All Things Mac/ Apple
-
yeah they're all pretty good at that level (carbonite's another one). Awesome they're physically local to you! Have you popped in to test it out / check out their office? :).
I've read about a few more data integrity issues with crashplan than with backblaze over the years, which is why I've kept with backblaze…..
-
That may be with their peer to peer platform. I use a standard replication. Haven't visited but I found out last weekend I know their CFO
-
We use Mac Mail at IHUKHQ.
We use IMAP. We have certain email addresses that go to all of us (sales, shop etc etc). And we have an understanding about who answers what, but we would like to get a bit more sophisticated.
So for example, without CCing the other members, is there some way we can let them know that a particular email has been handled. Or if it cant be answered by (say) me, I can flag it for action by someone else.
Any ideas?
-
It's one of those things that there is no system that works for everyone in e-mail. To do it proper you need to move from e-mails to ticketing systems and let e-mails forward to the system and use it to reply from etc.
In e-mail itself, the 2 methods I've seen work;
a)1 each person gets a colour, when a message is picked up or allocated to/by that person, the colour is updated
b)Create folders for each person, drag any items to work on into the folder and leave as unread in there. Any mail not in a folder is yet to be picked up by anyone. -
How about these guys?
-
The Collaboration App getting all the buzz at the moment is Slack,
Don't think it's exactly what you're after.
If you want to move beyond e-mail there's a whole ton of solutions out there. Asana, ZenDesk, Flow, all come to mind and can often integrate with each other. Essentially you'd be turning e-mail into a ticket/task/item, and then working on/through that.
The slack video is a nice 3 minute video if nothing else
-
Zendesk released 'inbox' https://signup.zendesk.com/inbox
-
Replace, the SSD has made my 2010 MBP feel like new.
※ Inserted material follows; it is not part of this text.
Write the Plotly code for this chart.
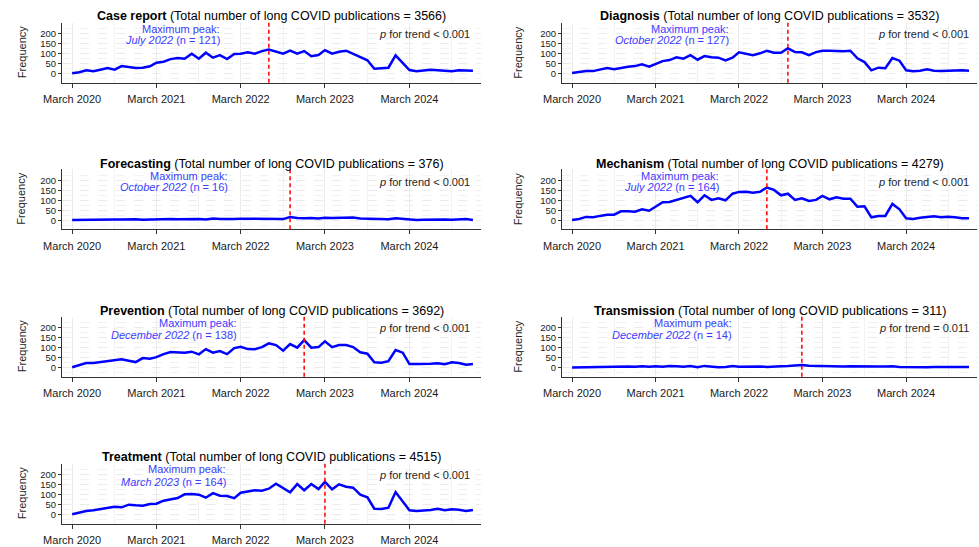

I seriously cannot recommend this upgrade enough, my MBP was basically a paperweight and now it runs like a dream, and the fan has not kicked in once since I upgraded either.
Yeah, I saw this happen! My early 2009 Mac Pro is letterally reborn with a new 250GB samsung SSD. ah, don't forget to catch trimenabler, it makes believe your mac that the new ssd is Apple and activates trim functions!
-
Thanks @georgeel , I had meant to do that but forgot (as usual), just sorted it thanks to your reminder
-
So I bought the iPhone 6, the small one. I left the iPhone + because it is too big compared to me.
6=ok, I keep it in my front pocket, on the left.
I don't like android devices for one reason only: the audio apps (synthesizers, music studios etc …). Too few and too much latency! Apple devices are pro level audio units.iPhone 6 has left me puzzled. Its look is not much of a surprise: it is nothing more than a giant iPod Touch. And the camera lens sticking out is a drop in style.
I do not believe that the supremacy of Apple is going to last much longer. Speaking of design, I fell in love with the Huawei Ascend P7. I find it wonderful!
When I saw it I thought: this is the future! -
So funny how individual our experiences are. Apple has been a complete train wreck for me and many of my friends since 7.0, and I've had a pretty good experience (with some compromises, but everything generally works) on a top of the line Windows phone.
-
Tomorrow's the day of the next event. Hoping for some good news on hardware and software.
Interestingly enough I converted another guy to Mac this week. Unintentionally. When I started @ my workplace I was literally the first mac in the entire company. Just over 18 months in and there's at least 5-10% of the company rocking macs, seemingly gaining at least 1-2 users a month who are buying and using their own hardware. I love it.
-
The ghost of Steve Jobs is proud of you.
-
Ghost? Wasn't he reincarnated as a future Foxconn employee?
-
-
Apple should at least take you out to dinner and a movie before selling you a mini. 4GB or RAM, now soldered on. $100 extra to get a usable amount of RAM (8GB). They went digging around an antique store and found some 5400 RPM spinning disks. You have to pay $250 to upgrade that nonsense to a Fusion Drive. So now you're at $850 for an entry-level desktop running a processor from 2009. That's simply not acceptable.